The death of her fiancé and the pressures of her career, admittedly, became overwhelming. Charra said the trauma compounded the stress.

“They didn’t seem to care. It was the mission first, mission first,” she continued. “I felt I didn’t have support. That was my last day flying. I didn’t fly again.”

The spiral began.

“I had to identify the body,” she said.

She returned to Panama City.

“It was the straw that broke the camel’s back,” she said. “I never thought I would end up homeless. I grew up on the south side of Chicago.”

She eventually turned to Veterans Affairs for help. But, she admitted, it was hard asking for help.

“One part of their personality is so proud of what they did and who they served,” Fox said. “Then there is this other personality that says why did I have to go there and why did I have to do this and why isn’t it making the big difference I thought it would.

“I don’t think they trust the VA,” Fox continued. “The VA is doing some very good things.

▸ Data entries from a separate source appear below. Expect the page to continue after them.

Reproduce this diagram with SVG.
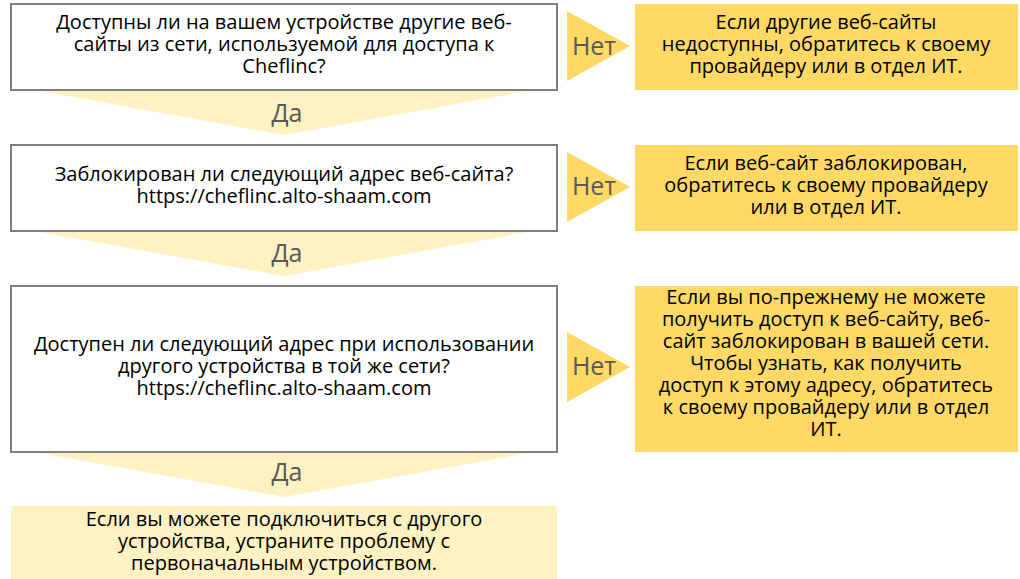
<svg xmlns="http://www.w3.org/2000/svg" width="1020" height="579" viewBox="0 0 1020 579">
<style>
.q{fill:#fff;stroke:#808080;stroke-width:2}
.down{fill:#FFF2C2}
.right{fill:#FFD966}
.res{fill:#FFD966}
.fin{fill:#FFF2C2}
text{font-family:"Open Sans","Noto Sans",sans-serif;text-anchor:middle}
.t{font-size:20px;fill:#000}
.l{font-size:25px;fill:#595959}
</style>
<g id="connectors">
<polygon class="down" points="40,91 528,91 284,135"/>
<text class="l" x="287" y="122">Да</text>
<polygon class="down" points="40,232 528,232 284,276"/>
<text class="l" x="287" y="262">Да</text>
<polygon class="down" points="40,453 528,453 284,497"/>
<text class="l" x="287" y="481">Да</text>
<polygon class="right" points="567,11 630,46 567,81"/>
<text class="l" x="594" y="55">Нет</text>
<polygon class="right" points="567,152 630,187 567,222"/>
<text class="l" x="594" y="195">Нет</text>
<polygon class="right" points="567,332 630,367 567,402"/>
<text class="l" x="594" y="375">Нет</text>
</g>
<g id="q1">
<rect class="q" x="11" y="4" width="546" height="86"/>
<text class="t" x="284"><tspan x="284" y="29">Доступны ли на вашем устройстве другие веб-</tspan><tspan x="284" y="51">сайты из сети, используемой для доступа к</tspan><tspan x="284" y="73">Cheflinc?</tspan></text>
</g>
<g id="r1">
<rect class="res" x="635" y="4" width="383" height="86"/>
<text class="t" x="826"><tspan x="826" y="29">Если другие веб-сайты</tspan><tspan x="826" y="51">недоступны, обратитесь к своему</tspan><tspan x="826" y="73">провайдеру или в отдел ИТ.</tspan></text>
</g>
<g id="q2">
<rect class="q" x="11" y="145" width="546" height="86"/>
<text class="t" x="284"><tspan x="284" y="181">Заблокирован ли следующий адрес веб-сайта?</tspan><tspan x="284" y="203">https://cheflinc.alto-shaam.com</tspan></text>
</g>
<g id="r2">
<rect class="res" x="635" y="145" width="383" height="86"/>
<text class="t" x="826"><tspan x="826" y="170">Если веб-сайт заблокирован,</tspan><tspan x="826" y="192">обратитесь к своему провайдеру</tspan><tspan x="826" y="214">или в отдел ИТ.</tspan></text>
</g>
<g id="q3">
<rect class="q" x="11" y="286" width="546" height="166"/>
<text class="t" x="284"><tspan x="284" y="351">Доступен ли следующий адрес при использовании</tspan><tspan x="284" y="373">другого устройства в той же сети?</tspan><tspan x="284" y="395">https://cheflinc.alto-shaam.com</tspan></text>
</g>
<g id="r3">
<rect class="res" x="635" y="286" width="383" height="166"/>
<text class="t" x="826"><tspan x="826" y="304">Если вы по-прежнему не можете</tspan><tspan x="826" y="326">получить доступ к веб-сайту, веб-</tspan><tspan x="826" y="348">сайт заблокирован в вашей сети.</tspan><tspan x="826" y="370">Чтобы узнать, как получить</tspan><tspan x="826" y="392">доступ к этому адресу, обратитесь</tspan><tspan x="826" y="414">к своему провайдеру или в отдел</tspan><tspan x="826" y="436">ИТ.</tspan></text>
</g>
<g id="final">
<rect class="fin" x="11" y="506" width="546" height="73"/>
<text class="t" x="284"><tspan x="284" y="526">Если вы можете подключиться с другого</tspan><tspan x="284" y="548">устройства, устраните проблему с</tspan><tspan x="284" y="570">первоначальным устройством.</tspan></text>
</g>
</svg>
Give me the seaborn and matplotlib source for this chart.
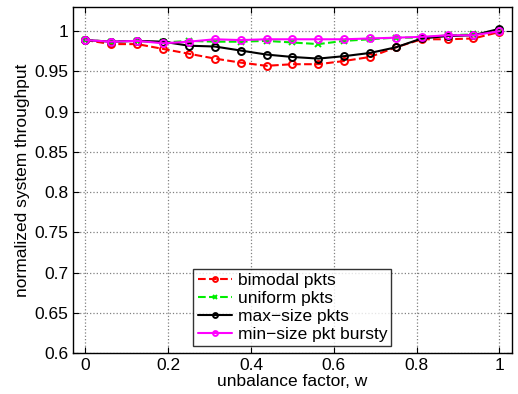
import numpy as np
import pandas as pd
import matplotlib
matplotlib.use("Agg")
import matplotlib.pyplot as plt
import seaborn as sns

# unbalance factor, 17 points from 0 to 1
w = [0, 0.0625, 0.125, 0.1875, 0.25, 0.3125, 0.375, 0.4375, 0.5,
     0.5625, 0.625, 0.6875, 0.75, 0.8125, 0.875, 0.9375, 1.0]

bimodal = [0.989, 0.984, 0.984, 0.978, 0.972, 0.966, 0.961, 0.957, 0.959,
           0.959, 0.963, 0.968, 0.980, 0.990, 0.990, 0.991, 0.999]
uniform = [0.989, 0.987, 0.988, 0.986, 0.988, 0.987, 0.987, 0.988, 0.986,
           0.984, 0.988, 0.990, 0.992, 0.992, 0.995, 0.996, 1.000]
maxsize = [0.989, 0.987, 0.988, 0.987, 0.982, 0.981, 0.976, 0.971, 0.968,
           0.966, 0.969, 0.973, 0.980, 0.991, 0.994, 0.995, 1.003]
minburst = [0.989, 0.987, 0.988, 0.985, 0.987, 0.990, 0.989, 0.990, 0.990,
            0.990, 0.990, 0.991, 0.992, 0.993, 0.995, 0.995, 1.000]

labels = ['bimodal pkts', 'uniform pkts', 'max\u2212size pkts', 'min\u2212size pkt bursty']
yticks = [0.6, 0.65, 0.7, 0.75, 0.8, 0.85, 0.9, 0.95, 1.0]
ytick_labels = ['0.6', '0.65', '0.7', '0.75', '0.8', '0.85', '0.9', '0.95', '1']
xticks = [0, 0.2, 0.4, 0.6, 0.8, 1.0]
xtick_labels = ['0', '0.2', '0.4', '0.6', '0.8', '1']

df = pd.DataFrame({
    'w': w * 4,
    'thr': bimodal + uniform + maxsize + minburst,
    'series': sum([[l] * len(w) for l in labels], []),
})

sns.set_style("ticks")
plt.rcParams['font.family'] = ['Liberation Sans', 'DejaVu Sans']
plt.rcParams['font.size'] = 12.5
plt.rcParams['text.color'] = 'black'
plt.rcParams['axes.labelcolor'] = 'black'
plt.rcParams['xtick.color'] = 'black'
plt.rcParams['ytick.color'] = 'black'

fig = plt.figure(figsize=(5.18, 3.94), dpi=100)
ax = fig.add_axes([0.141, 0.104, 0.847, 0.878])

styles = {
    labels[0]: dict(color='#ff0000', linestyle='--', marker='o'),
    labels[1]: dict(color='#00ee00', linestyle='--', marker='x'),
    labels[2]: dict(color='black', linestyle='-', marker='o'),
    labels[3]: dict(color='#ff00ff', linestyle='-', marker='o'),
}

for lab in labels:
    st = styles[lab]
    sns.lineplot(data=df[df['series'] == lab], x='w', y='thr', ax=ax,
                 color=st['color'], linestyle=st['linestyle'], marker=st['marker'],
                 markerfacecolor='none', markeredgecolor=st['color'],
                 markersize=5, markeredgewidth=1.4, linewidth=1.5, label=lab)

ax.set_xlim(-0.03, 1.03)
ax.set_ylim(0.6, 1.03)
ax.set_xticks(xticks)
ax.set_xticklabels(xtick_labels)
ax.set_yticks(yticks)
ax.set_yticklabels(ytick_labels)
ax.grid(True, linestyle=':', color='#808080', linewidth=0.9)
ax.tick_params(direction='in', top=True, right=True, length=4, labelsize=12.5)
for s in ax.spines.values():
    s.set_visible(True)
    s.set_linewidth(1.0)
    s.set_color('black')

ax.set_xlabel('unbalance factor, w', fontsize=12.5, labelpad=1)
ax.set_ylabel('normalized system throughput', fontsize=12.5, labelpad=3)

leg = ax.legend(loc='lower center', bbox_to_anchor=(0.5, 0.01), frameon=True,
                fancybox=False, edgecolor='black', fontsize=12.5,
                handlelength=2.0, handletextpad=0.3, borderpad=0.25,
                labelspacing=0.15, borderaxespad=0.2, markerscale=0.7)
leg.get_frame().set_linewidth(1.0)

fig.savefig('out.png', dpi=100)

But they don’t trust that they are really going to treat them fairly.”

With the war over in Iraq, Fox said he thinks there will be more homeless veterans pouring into the system.

According to the 2011 supplement to the Annual Homeless Assessment Report, 67,495 veterans were homeless in the United States on a single night in January 2011 — a significant reduction from the 2010 single-night count of 76,329.

“It’s just not enough,” Fox said.

Fox expects to see additional veterans in the mission.

“When you have to kill another person in battle like that, and as honorable as it is and the valor it takes to do that, it is still soul-robbing,” Fox said.